WHAT YOU SHOULD DO
Output each entry below as it stands, leaving out every picture.

THE INPUT
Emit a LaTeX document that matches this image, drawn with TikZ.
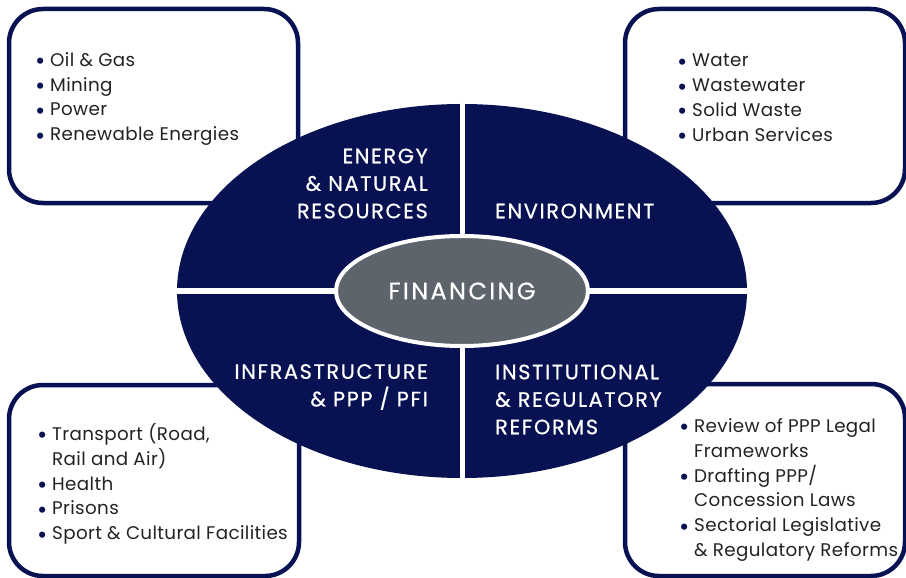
\documentclass[tikz,border=0pt]{standalone}
\usepackage{fontspec}
\setmainfont{Poppins}
\newfontfamily\capsfont[LetterSpace=8,FakeBold=0.7]{Poppins}
\newfontfamily\finfont[LetterSpace=10,FakeBold=0.5]{Poppins}
\newfontfamily\listfont[LetterSpace=2]{Poppins}
\usetikzlibrary{shapes.geometric}
\definecolor{navy}{RGB}{8,18,82}
\definecolor{fingray}{RGB}{94,100,107}
\definecolor{txtgray}{RGB}{35,35,38}
\newcommand\bul{\makebox[15pt][l]{\textcolor{navy}{\fontsize{25}{0}\selectfont\raisebox{-0.25ex}{•}}}}
\newcommand\hang{\hspace{15pt}}
\begin{document}
\begin{tikzpicture}[x=1pt,y=-1pt,
  box/.style={draw=navy, line width=4.5pt, rounded corners=34pt, fill=white, inner sep=0pt},
  list/.style={text=txtgray, align=left, font=\listfont\fontsize{18.3}{24.8}\selectfont, inner sep=0pt},
  quad/.style={text=white, font=\capsfont\fontsize{20.8}{27.5}\selectfont, inner sep=0pt},
]
\useasboundingbox[fill=white] (0,0) rectangle (906,578);
% outer boxes
\node[box, minimum width=289pt, minimum height=194pt] (boxTL) at (153.5,106) {};
\node[box, minimum width=280pt, minimum height=194pt] (boxTR) at (765,106) {};
\node[box, minimum width=290pt, minimum height=191pt] (boxBL) at (154,480.5) {};
\node[box, minimum width=280pt, minimum height=192pt] (boxBR) at (765,480) {};
% big ellipse
\node[ellipse, fill=navy, minimum width=570pt, minimum height=374pt, inner sep=0pt] (E) at (462,291) {};
\draw[white, line width=5pt] (E.north) -- (E.south);
\draw[white, line width=5.5pt] (E.west) -- (E.east);
\node[ellipse, fill=fingray, draw=white, line width=4pt, minimum width=252pt, minimum height=110pt, inner sep=0pt,
  text=white, font=\finfont\fontsize{24}{26}\selectfont] (F) at (462,291) {FINANCING};
% quadrant labels
\node[quad, align=right, anchor=east] (q1) at (428,183.5) {ENERGY\\ \& NATURAL\\ RESOURCES};
\node[quad, align=left, anchor=west] (q2) at (495,211) {ENVIRONMENT};
\node[quad, align=right, anchor=east] (q3) at (428,387) {INFRASTRUCTURE\\ \& PPP / PFI};
\node[quad, align=left, anchor=west] (q4) at (495,399.5) {INSTITUTIONAL\\ \& REGULATORY\\ REFORMS};
% lists
\node[list, anchor=west] (l1) at (35,99) {\bul Oil \& Gas\\ \bul Mining\\ \bul Power\\ \bul Renewable Energies};
\node[list, anchor=west] (l2) at (677,99.5) {\bul Water\\ \bul Wastewater\\ \bul Solid Waste\\ \bul Urban Services};
\node[list, anchor=west] (l3) at (37,484) {\bul Transport (Road,\\ \hang Rail and Air)\\ \bul Health\\ \bul Prisons\\ \bul Sport \& Cultural Facilities};
\node[list, anchor=west] (l4) at (679,490) {\bul Review of PPP Legal\\ \hang Frameworks\\ \bul Drafting PPP/\\ \hang Concession Laws\\ \bul Sectorial Legislative\\ \hang \& Regulatory Reforms};
\end{tikzpicture}
\end{document}
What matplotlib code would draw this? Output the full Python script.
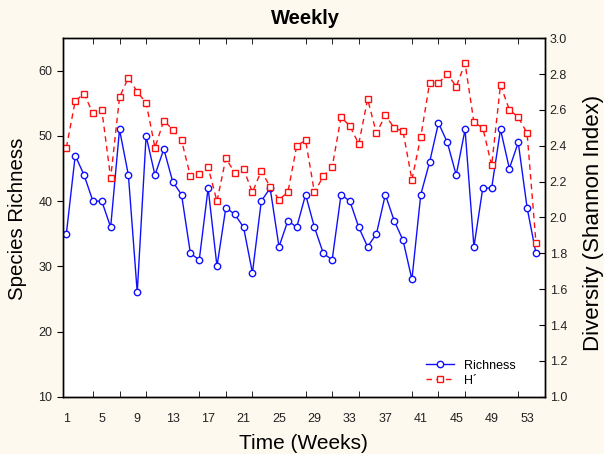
import matplotlib.pyplot as plt
import numpy as np

plt.rcParams['font.family'] = ['Liberation Sans', 'DejaVu Sans']

weeks = np.arange(1, 55)
richness = [35, 47, 44, 40, 40, 36, 51, 44, 26, 50,
            44, 48, 43, 41, 32, 31, 42, 30, 39, 38,
            36, 29, 40, 42, 33, 37, 36, 41, 36, 32,
            31, 41, 40, 36, 33, 35, 41, 37, 34, 28,
            41, 46, 52, 49, 44, 51, 33, 42, 42, 51,
            45, 49, 39, 32]
shannon = [2.39, 2.65, 2.69, 2.58, 2.60, 2.22, 2.67, 2.78, 2.70, 2.64,
           2.39, 2.54, 2.49, 2.43, 2.23, 2.24, 2.28, 2.09, 2.33, 2.25,
           2.27, 2.14, 2.26, 2.17, 2.10, 2.14, 2.40, 2.43, 2.14, 2.23,
           2.28, 2.56, 2.51, 2.41, 2.66, 2.47, 2.57, 2.50, 2.48, 2.21,
           2.45, 2.75, 2.75, 2.80, 2.73, 2.86, 2.53, 2.50, 2.29, 2.74,
           2.60, 2.56, 2.47, 1.86]
label_weeks = np.arange(1, 54, 4)
tick_weeks = np.arange(1, 56, 3)

bg = '#fdf9ee'
fig = plt.figure(figsize=(6.04, 4.54), dpi=100, facecolor=bg)
ax = fig.add_axes([0.104, 0.126, 0.798, 0.790])
ax.set_facecolor('white')

l1, = ax.plot(weeks, richness, color='#1010ff', lw=1.0, marker='o', ms=4.6,
              mfc='white', mec='#1010ff', mew=1.0, label='Richness')
ax2 = ax.twinx()
l2, = ax2.plot(weeks, shannon, color='#ff1010', lw=1.0, ls=(0, (4, 3)),
               marker='s', ms=4.6, mfc='white', mec='#ff1010', mew=1.0,
               label='H´')

ax.set_xlim(0.6, 55)
ax.set_ylim(10, 65)
ax2.set_ylim(1.0, 3.0)
ax.set_yticks(np.arange(10, 61, 10))
ax2.set_yticks(np.arange(1.0, 3.01, 0.2))
ax2.set_yticklabels([f'{v:.1f}' for v in np.arange(1.0, 3.01, 0.2)])

# labels every 4 weeks, tick marks every 3 weeks
ax.set_xticks(label_weeks)
ax.set_xticklabels([str(w) for w in label_weeks])
ax.set_xticks(tick_weeks, minor=True)
ax.tick_params(axis='x', which='major', length=0, labelsize=9, pad=12,
               colors='#222222')
ax.tick_params(axis='x', which='minor', direction='in', length=4,
               top=True, bottom=True)
ax.tick_params(axis='y', direction='out', length=4, labelsize=9,
               labelcolor='#222222')
ax2.tick_params(axis='y', direction='in', length=4, labelsize=9,
                labelcolor='#222222')

for a in (ax, ax2):
    for s in a.spines.values():
        s.set_linewidth(1.0)
        s.set_color('black')

ax.set_xlabel('Time (Weeks)', fontsize=15, labelpad=6)
ax.set_ylabel('Species Richness', fontsize=14.7, va='center')
ax2.set_ylabel('Diversity (Shannon Index)', fontsize=16, va='center')
ax.yaxis.set_label_coords(-0.093, 0.496)
ax2.yaxis.set_label_coords(1.102, 0.485)
fig.text(0.506, 0.96, 'Weekly', fontsize=14.5, fontweight='bold',
         ha='center', va='center')

ax2.legend([l1, l2], ['Richness', 'H´'], loc='lower right', frameon=False,
           fontsize=9, handlelength=2.2, borderaxespad=0.4, labelspacing=0.25,
           bbox_to_anchor=(0.96, 0.0))

fig.savefig('out.png', dpi=100, facecolor=bg)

TASK OUTPUT
Emit a LaTeX document that matches this image, drawn with TikZ.
\documentclass[tikz,border=0pt]{standalone}
\usepackage{fontspec}
\setmainfont{Poppins}
\newfontfamily\capsfont[LetterSpace=8,FakeBold=0.7]{Poppins}
\newfontfamily\finfont[LetterSpace=10,FakeBold=0.5]{Poppins}
\newfontfamily\listfont[LetterSpace=2]{Poppins}
\usetikzlibrary{shapes.geometric}
\definecolor{navy}{RGB}{8,18,82}
\definecolor{fingray}{RGB}{94,100,107}
\definecolor{txtgray}{RGB}{35,35,38}
\newcommand\bul{\makebox[15pt][l]{\textcolor{navy}{\fontsize{25}{0}\selectfont\raisebox{-0.25ex}{•}}}}
\newcommand\hang{\hspace{15pt}}
\begin{document}
\begin{tikzpicture}[x=1pt,y=-1pt,
  box/.style={draw=navy, line width=4.5pt, rounded corners=34pt, fill=white, inner sep=0pt},
  list/.style={text=txtgray, align=left, font=\listfont\fontsize{18.3}{24.8}\selectfont, inner sep=0pt},
  quad/.style={text=white, font=\capsfont\fontsize{20.8}{27.5}\selectfont, inner sep=0pt},
]
\useasboundingbox[fill=white] (0,0) rectangle (906,578);
% outer boxes
\node[box, minimum width=289pt, minimum height=194pt] (boxTL) at (153.5,106) {};
\node[box, minimum width=280pt, minimum height=194pt] (boxTR) at (765,106) {};
\node[box, minimum width=290pt, minimum height=191pt] (boxBL) at (154,480.5) {};
\node[box, minimum width=280pt, minimum height=192pt] (boxBR) at (765,480) {};
% big ellipse
\node[ellipse, fill=navy, minimum width=570pt, minimum height=374pt, inner sep=0pt] (E) at (462,291) {};
\draw[white, line width=5pt] (E.north) -- (E.south);
\draw[white, line width=5.5pt] (E.west) -- (E.east);
\node[ellipse, fill=fingray, draw=white, line width=4pt, minimum width=252pt, minimum height=110pt, inner sep=0pt,
  text=white, font=\finfont\fontsize{24}{26}\selectfont] (F) at (462,291) {FINANCING};
% quadrant labels
\node[quad, align=right, anchor=east] (q1) at (428,183.5) {ENERGY\\ \& NATURAL\\ RESOURCES};
\node[quad, align=left, anchor=west] (q2) at (495,211) {ENVIRONMENT};
\node[quad, align=right, anchor=east] (q3) at (428,387) {INFRASTRUCTURE\\ \& PPP / PFI};
\node[quad, align=left, anchor=west] (q4) at (495,399.5) {INSTITUTIONAL\\ \& REGULATORY\\ REFORMS};
% lists
\node[list, anchor=west] (l1) at (35,99) {\bul Oil \& Gas\\ \bul Mining\\ \bul Power\\ \bul Renewable Energies};
\node[list, anchor=west] (l2) at (677,99.5) {\bul Water\\ \bul Wastewater\\ \bul Solid Waste\\ \bul Urban Services};
\node[list, anchor=west] (l3) at (37,484) {\bul Transport (Road,\\ \hang Rail and Air)\\ \bul Health\\ \bul Prisons\\ \bul Sport \& Cultural Facilities};
\node[list, anchor=west] (l4) at (679,490) {\bul Review of PPP Legal\\ \hang Frameworks\\ \bul Drafting PPP/\\ \hang Concession Laws\\ \bul Sectorial Legislative\\ \hang \& Regulatory Reforms};
\end{tikzpicture}
\end{document}
What matplotlib code would draw this? Output the full Python script.
import matplotlib.pyplot as plt
import numpy as np

plt.rcParams['font.family'] = ['Liberation Sans', 'DejaVu Sans']

weeks = np.arange(1, 55)
richness = [35, 47, 44, 40, 40, 36, 51, 44, 26, 50,
            44, 48, 43, 41, 32, 31, 42, 30, 39, 38,
            36, 29, 40, 42, 33, 37, 36, 41, 36, 32,
            31, 41, 40, 36, 33, 35, 41, 37, 34, 28,
            41, 46, 52, 49, 44, 51, 33, 42, 42, 51,
            45, 49, 39, 32]
shannon = [2.39, 2.65, 2.69, 2.58, 2.60, 2.22, 2.67, 2.78, 2.70, 2.64,
           2.39, 2.54, 2.49, 2.43, 2.23, 2.24, 2.28, 2.09, 2.33, 2.25,
           2.27, 2.14, 2.26, 2.17, 2.10, 2.14, 2.40, 2.43, 2.14, 2.23,
           2.28, 2.56, 2.51, 2.41, 2.66, 2.47, 2.57, 2.50, 2.48, 2.21,
           2.45, 2.75, 2.75, 2.80, 2.73, 2.86, 2.53, 2.50, 2.29, 2.74,
           2.60, 2.56, 2.47, 1.86]
label_weeks = np.arange(1, 54, 4)
tick_weeks = np.arange(1, 56, 3)

bg = '#fdf9ee'
fig = plt.figure(figsize=(6.04, 4.54), dpi=100, facecolor=bg)
ax = fig.add_axes([0.104, 0.126, 0.798, 0.790])
ax.set_facecolor('white')

l1, = ax.plot(weeks, richness, color='#1010ff', lw=1.0, marker='o', ms=4.6,
              mfc='white', mec='#1010ff', mew=1.0, label='Richness')
ax2 = ax.twinx()
l2, = ax2.plot(weeks, shannon, color='#ff1010', lw=1.0, ls=(0, (4, 3)),
               marker='s', ms=4.6, mfc='white', mec='#ff1010', mew=1.0,
               label='H´')

ax.set_xlim(0.6, 55)
ax.set_ylim(10, 65)
ax2.set_ylim(1.0, 3.0)
ax.set_yticks(np.arange(10, 61, 10))
ax2.set_yticks(np.arange(1.0, 3.01, 0.2))
ax2.set_yticklabels([f'{v:.1f}' for v in np.arange(1.0, 3.01, 0.2)])

# labels every 4 weeks, tick marks every 3 weeks
ax.set_xticks(label_weeks)
ax.set_xticklabels([str(w) for w in label_weeks])
ax.set_xticks(tick_weeks, minor=True)
ax.tick_params(axis='x', which='major', length=0, labelsize=9, pad=12,
               colors='#222222')
ax.tick_params(axis='x', which='minor', direction='in', length=4,
               top=True, bottom=True)
ax.tick_params(axis='y', direction='out', length=4, labelsize=9,
               labelcolor='#222222')
ax2.tick_params(axis='y', direction='in', length=4, labelsize=9,
                labelcolor='#222222')

for a in (ax, ax2):
    for s in a.spines.values():
        s.set_linewidth(1.0)
        s.set_color('black')

ax.set_xlabel('Time (Weeks)', fontsize=15, labelpad=6)
ax.set_ylabel('Species Richness', fontsize=14.7, va='center')
ax2.set_ylabel('Diversity (Shannon Index)', fontsize=16, va='center')
ax.yaxis.set_label_coords(-0.093, 0.496)
ax2.yaxis.set_label_coords(1.102, 0.485)
fig.text(0.506, 0.96, 'Weekly', fontsize=14.5, fontweight='bold',
         ha='center', va='center')

ax2.legend([l1, l2], ['Richness', 'H´'], loc='lower right', frameon=False,
           fontsize=9, handlelength=2.2, borderaxespad=0.4, labelspacing=0.25,
           bbox_to_anchor=(0.96, 0.0))

fig.savefig('out.png', dpi=100, facecolor=bg)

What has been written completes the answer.